Fist Fighting in Russian Popular Culture
As for centuries fist fighting was so popular and was such a part of Russian folk life, it occurred frequently in Russian literature and art.
The most famous portrayal of a Russian fistfight is in Mikhail Lermontov's poem, The Song of the Merchant Kalashnikov. There, the fistfight tales place as a form of honor duel between an oprichnik (government police agent) and a merchant. It is notable that, according to Lermontov, both characters use combat gloves ('rukavitsy' — reinforced mittens). Though it may be an example of poetic license, the poem states that the first connected blow by Kalashnikov bent a large bronze cross hanging from his opponent's neck, and the second fractured the opponent's temple, killing him. The fight also features in the opera The Merchant Kalashnikov by Anton Rubinstein (1880).

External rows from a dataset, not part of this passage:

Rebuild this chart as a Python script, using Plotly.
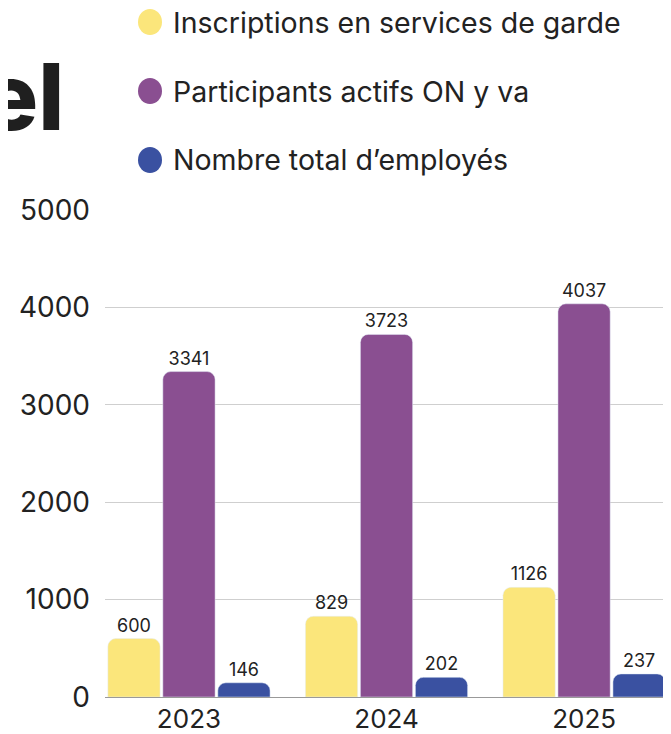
import plotly.graph_objects as go

years = ["2023", "2024", "2025"]
series_names = [
    "Inscriptions en services de garde",
    "Participants actifs ON y va",
    "Nombre total d\u2019employés",
]
garde = [600, 829, 1126]
participants = [3341, 3723, 4037]
employes = [146, 202, 237]
colors = ["#FBE67B", "#8A4F91", "#3A51A1"]

# the page body has an 8px margin, so the figure is drawn 8px in from the corner
OFF = 8
W, H = 671 - OFF, 734 - OFF
L, T, B = 105 - OFF, 210 - OFF, 37
PW, PH = W - L, H - T - B
FONT = "Inter"


def px_to_paper(x, y):
    # x, y in window pixels
    x, y = x - OFF, y - OFF
    return (x - L) / PW, (H - B - y) / PH


fig = go.Figure()
for name, vals, col in zip(series_names, [garde, participants, employes], colors):
    fig.add_bar(
        x=years, y=vals, name=name, marker_color=col,
        text=vals, textposition="outside", cliponaxis=False,
        textfont=dict(size=18, color="#222222", family=FONT),
        showlegend=False,
    )

# legend drawn by hand: big round markers and wide row spacing
for i, (name, col) in enumerate(zip(series_names, colors)):
    cy = 22 + i * 69
    x0, y0 = px_to_paper(138, cy - 13)
    x1, y1 = px_to_paper(162, cy + 13)
    fig.add_shape(type="circle", xref="paper", yref="paper",
                  x0=x0, x1=x1, y0=y1, y1=y0, fillcolor=col, line_width=0)
    tx, ty = px_to_paper(172, cy)
    fig.add_annotation(text=name, xref="paper", yref="paper", x=tx, y=ty,
                       xanchor="left", yanchor="middle", showarrow=False,
                       borderpad=0,
                       font=dict(size=28.5, color="#222222", family=FONT))

# cut-off title fragment
tx, ty = px_to_paper(66, 97)
fig.add_annotation(text="el", xref="paper", yref="paper", x=tx, y=ty,
                   xanchor="right", yanchor="middle", showarrow=False,
                   font=dict(size=92, color="#1f1f1f", family=FONT, weight=800))

fig.update_layout(
    width=W, height=H,
    margin=dict(l=L, r=0, t=T, b=B),
    barmode="group", bargap=0.165, bargroupgap=0.05, barcornerradius=8,
    plot_bgcolor="white", paper_bgcolor="white",
    font=dict(family=FONT, color="#222222"),
)
fig.update_xaxes(
    range=[-0.425, 2.44], showgrid=False, showline=False, automargin=False,
    tickfont=dict(size=26), ticklabelstandoff=4,
)
fig.update_yaxes(
    range=[0, 5000], dtick=1000, showgrid=True, gridcolor="#CFCFCF",
    zeroline=True, zerolinecolor="#999999", zerolinewidth=1, automargin=False,
    tickfont=dict(size=28), ticklabelstandoff=14,
)

fig.write_html("out.html")
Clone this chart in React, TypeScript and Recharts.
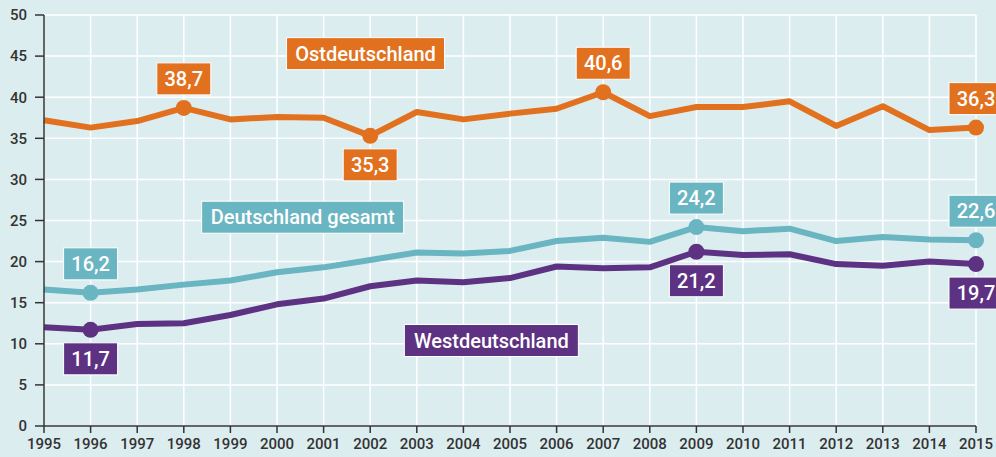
import { LineChart, Line, XAxis, YAxis, CartesianGrid, ReferenceDot } from 'recharts';

const years = [
  1995, 1996, 1997, 1998, 1999, 2000, 2001, 2002, 2003, 2004, 2005,
  2006, 2007, 2008, 2009, 2010, 2011, 2012, 2013, 2014, 2015,
];
const ost = [
  37.2, 36.3, 37.1, 38.7, 37.3, 37.6, 37.5, 35.3, 38.2, 37.3, 38.0,
  38.6, 40.6, 37.7, 38.8, 38.8, 39.5, 36.5, 38.9, 36.0, 36.3,
];
const gesamt = [
  16.6, 16.2, 16.6, 17.2, 17.7, 18.7, 19.3, 20.2, 21.1, 21.0, 21.3,
  22.5, 22.9, 22.4, 24.2, 23.7, 24.0, 22.5, 23.0, 22.7, 22.6,
];
const west = [
  12.0, 11.7, 12.4, 12.5, 13.5, 14.8, 15.5, 17.0, 17.7, 17.5, 18.0,
  19.4, 19.2, 19.3, 21.2, 20.8, 20.9, 19.7, 19.5, 20.0, 19.7,
];
const yTicks = [0, 5, 10, 15, 20, 25, 30, 35, 40, 45, 50];

// highlighted years per series and whether the value box sits above or below
const ostMarks: Record<number, 'up' | 'down'> = { 1998: 'up', 2002: 'down', 2007: 'up', 2015: 'up' };
const gesamtMarks: Record<number, 'up' | 'down'> = { 1996: 'up', 2009: 'up', 2015: 'up' };
const westMarks: Record<number, 'up' | 'down'> = { 1996: 'down', 2009: 'down', 2015: 'down' };

const seriesNames = [
  { name: 'Ostdeutschland', year: 2001.9, value: 45.3, color: '#e1711f', width: 158 },
  { name: 'Deutschland gesamt', year: 2000.55, value: 25.4, color: '#6ab5c2', width: 202 },
  { name: 'Westdeutschland', year: 2004.6, value: 10.4, color: '#5e3282', width: 174 },
];

const data = years.map((year, i) => ({ year, ost: ost[i], gesamt: gesamt[i], west: west[i] }));

const FONT = 'Roboto, "DejaVu Sans", sans-serif';
const fmt = (v: number) => v.toFixed(1).replace('.', ',');

function makeDot(color: string, marks: Record<number, 'up' | 'down'>) {
  return (props: any) => {
    const { cx, cy, payload, value, index } = props;
    const pos = marks[payload.year];
    if (!pos) return <g key={`d-${color}-${index}`} />;
    const bw = 54;
    const bh = 32;
    const boxCy = pos === 'up' ? cy - 29 : cy + 29;
    return (
      <g key={`d-${color}-${index}`}>
        <circle cx={cx} cy={cy} r={8} fill={color} />
        <rect x={cx - bw / 2} y={boxCy - bh / 2} width={bw} height={bh} fill={color} stroke="#ffffff" strokeWidth={1} />
        <text
          x={cx}
          y={boxCy + 7}
          textAnchor="middle"
          fill="#ffffff"
          fontSize={20}
          fontWeight={500}
          fontFamily={FONT}
        >
          {fmt(value)}
        </text>
      </g>
    );
  };
}

function NameBox(props: any) {
  const { cx, cy, label, color, width } = props;
  const h = 32;
  return (
    <g>
      <rect x={cx - width / 2} y={cy - h / 2} width={width} height={h} fill={color} stroke="#ffffff" strokeWidth={1} />
      <text x={cx} y={cy + 7} textAnchor="middle" fill="#ffffff" fontSize={20} fontWeight={500} fontFamily={FONT}>
        {label}
      </text>
    </g>
  );
}

export default function App() {
  return (
    <div style={{ position: 'absolute', left: 0, top: 0, width: 996, height: 457, background: '#dcedf0' }}>
      <LineChart width={996} height={457} data={data} margin={{ top: 15, right: 20, bottom: 0, left: 0 }}>
        <CartesianGrid stroke="#ffffff" strokeWidth={1.5} verticalValues={years} />
        <XAxis
          dataKey="year"
          type="number"
          domain={[1995, 2015]}
          ticks={years}
          interval={0}
          height={31}
          axisLine={{ stroke: '#333333', strokeWidth: 1.5 }}
          tickLine={{ stroke: '#333333', strokeWidth: 1.5 }}
          tickSize={7}
          tickMargin={5}
          tick={{ fontSize: 15, fontWeight: 500, fill: '#333333', fontFamily: FONT }}
        />
        <YAxis
          domain={[0, 50]}
          ticks={yTicks}
          width={44}
          interval={0}
          axisLine={{ stroke: '#333333', strokeWidth: 1.5 }}
          tickLine={{ stroke: '#333333', strokeWidth: 1.5 }}
          tickSize={9}
          tickMargin={8}
          tick={{ fontSize: 15, fontWeight: 500, fill: '#333333', fontFamily: FONT }}
        />
        <Line
          dataKey="ost"
          type="linear"
          stroke="#e1711f"
          strokeWidth={6}
          strokeLinejoin="round"
          dot={makeDot('#e1711f', ostMarks)}
          activeDot={false}
          isAnimationActive={false}
        />
        <Line
          dataKey="gesamt"
          type="linear"
          stroke="#6ab5c2"
          strokeWidth={6}
          strokeLinejoin="round"
          dot={makeDot('#6ab5c2', gesamtMarks)}
          activeDot={false}
          isAnimationActive={false}
        />
        <Line
          dataKey="west"
          type="linear"
          stroke="#5e3282"
          strokeWidth={6}
          strokeLinejoin="round"
          dot={makeDot('#5e3282', westMarks)}
          activeDot={false}
          isAnimationActive={false}
        />
        {seriesNames.map((s) => (
          <ReferenceDot
            key={s.name}
            x={s.year}
            y={s.value}
            r={0}
            ifOverflow="visible"
            shape={(p: any) => <NameBox {...p} label={s.name} color={s.color} width={s.width} />}
          />
        ))}
      </LineChart>
    </div>
  );
}
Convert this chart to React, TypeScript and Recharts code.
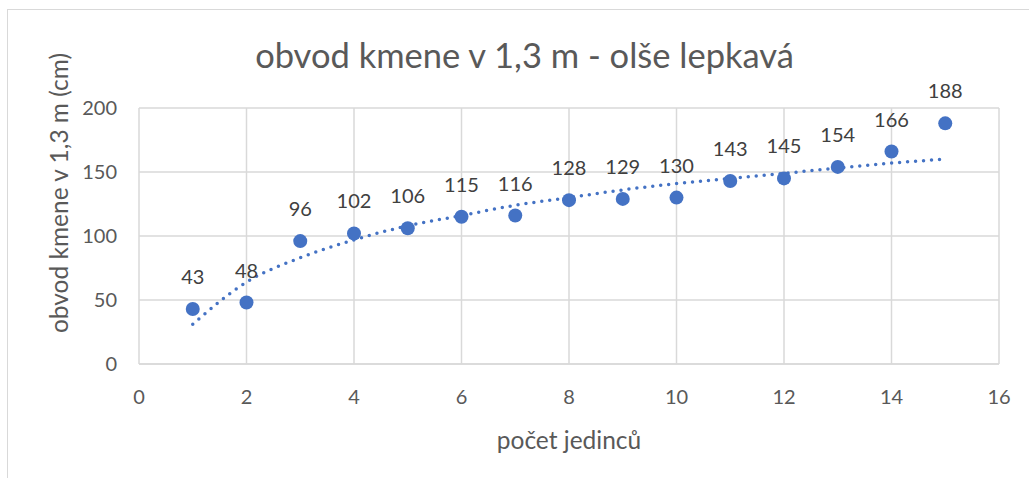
import React from 'react';
import { ComposedChart, Scatter, Line, XAxis, YAxis, CartesianGrid } from 'recharts';

const individuals = [1, 2, 3, 4, 5, 6, 7, 8, 9, 10, 11, 12, 13, 14, 15];
const girth = [43, 48, 96, 102, 106, 115, 116, 128, 129, 130, 143, 145, 154, 166, 188];
// trendline values
const trend = [31, 64, 83, 97, 108, 116, 124, 130, 136, 141, 145, 149, 153, 157, 160];
const xTicks = [0, 2, 4, 6, 8, 10, 12, 14, 16];
const yTicks = [0, 50, 100, 150, 200];

const pointData = individuals.map((x, i) => ({ x, y: girth[i] }));
const trendData = individuals.map((x, i) => ({ x, t: trend[i] }));

const FONT = 'Lato, "Open Sans", sans-serif';
const BLUE = '#4472C4';

const Dot = (props: any) => {
  const { cx, cy, payload } = props;
  return (
    <g>
      <circle cx={cx} cy={cy} r={7} fill={BLUE} />
      <text
        x={cx}
        y={cy - 33}
        textAnchor="middle"
        dominantBaseline="central"
        fontSize={20}
        fontFamily={FONT}
        fill="#404040"
      >
        {payload.y}
      </text>
    </g>
  );
};

export default function App() {
  return (
    <div style={{ position: 'absolute', left: 0, top: 0, width: 1029, height: 478, background: '#fff' }}>
      <div
        style={{
          position: 'absolute',
          left: 7,
          top: 9,
          right: 0,
          bottom: 0,
          borderLeft: '1px solid #d9d9d9',
          borderTop: '1px solid #d9d9d9',
        }}
      />
      <div
        style={{
          position: 'absolute',
          left: 0,
          width: 1029,
          top: 34,
          lineHeight: '42px',
          textAlign: 'center',
          fontFamily: FONT,
          fontSize: 34.5,
          color: '#595959',
          paddingLeft: 20,
          boxSizing: 'border-box',
        }}
      >
        obvod kmene v 1,3 m - olše lepkavá
      </div>
      <div style={{ position: 'absolute', left: 0, top: 0 }}>
        <ComposedChart
          width={1029}
          height={478}
          margin={{ top: 108, right: 30, bottom: 84, left: 99 }}
        >
          <CartesianGrid stroke="#d9d9d9" strokeWidth={1.5} horizontal vertical />
          <XAxis
            type="number"
            dataKey="x"
            domain={[0, 16]}
            ticks={xTicks}
            height={30}
            axisLine={{ stroke: '#d9d9d9', strokeWidth: 1.5 }}
            tickLine={false}
            tickMargin={20}
            tick={{ fill: '#595959', fontSize: 20, fontFamily: FONT }}
            label={{
              value: 'počet jedinců',
              position: 'insideBottom',
              offset: -55,
              fill: '#595959',
              fontSize: 24.5,
              fontFamily: FONT,
            }}
          />
          <YAxis
            type="number"
            dataKey="y"
            domain={[0, 200]}
            ticks={yTicks}
            width={40}
            axisLine={false}
            tickLine={false}
            tickMargin={16}
            tick={{ fill: '#595959', fontSize: 20, fontFamily: FONT }}
            label={{
              value: 'obvod kmene v 1,3 m (cm)',
              angle: -90,
              position: 'center',
              dx: -60,
              dy: -43,
              fill: '#595959',
              fontSize: 24.5,
              fontFamily: FONT,
            }}
          />
          <Line
            data={trendData}
            dataKey="t"
            type="monotone"
            stroke={BLUE}
            strokeWidth={3.5}
            strokeDasharray="0 8"
            strokeLinecap="round"
            dot={false}
            activeDot={false}
            isAnimationActive={false}
          />
          <Scatter data={pointData} dataKey="y" shape={<Dot />} isAnimationActive={false} />
        </ComposedChart>
      </div>
    </div>
  );
}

In the 19th century Sergei Aksakov watched famous fist fights in the Kaban frozen lake in Kazan, and later wrote about them in his "Story about student life". Some decades later, at the same lake, the young future opera-singer Feodor Chaliapin took part in a similar fight: "From one side came we, the Russians of Kazan, from the other side the Tatars. We fought hard without feeling sorry for ourselves, but never broke the historic rules of not to hit one that is already down, not to kick, and not to keep iron up one's sleeves". Later, the young Chaliapin was attacked in a fight over a girl, but thanks to knowing fist fighting he won. He wrote: "He jumped to beat me, and even though I was afraid of the police, learning fist fighting at the frozen lakes of Kazan helped me, and he humiliatingly lost".
The Russian poet Sergei Yesenin in his autobiography notes "About myself" told that his grandfather taught him fist fighting.
One of the heroes in the book "Thief" by the Soviet novelist Leonid Leonov said: "In childhood, it happened, only in fist fights I found real friends... And was never wrong! Because only in a fight the whole human nature comes out".
Claims have been made that the Russian nobility favoured fistfights over duels, but on the other hand it has been suggested that the nobility actually were against fistfights and preferred weapons.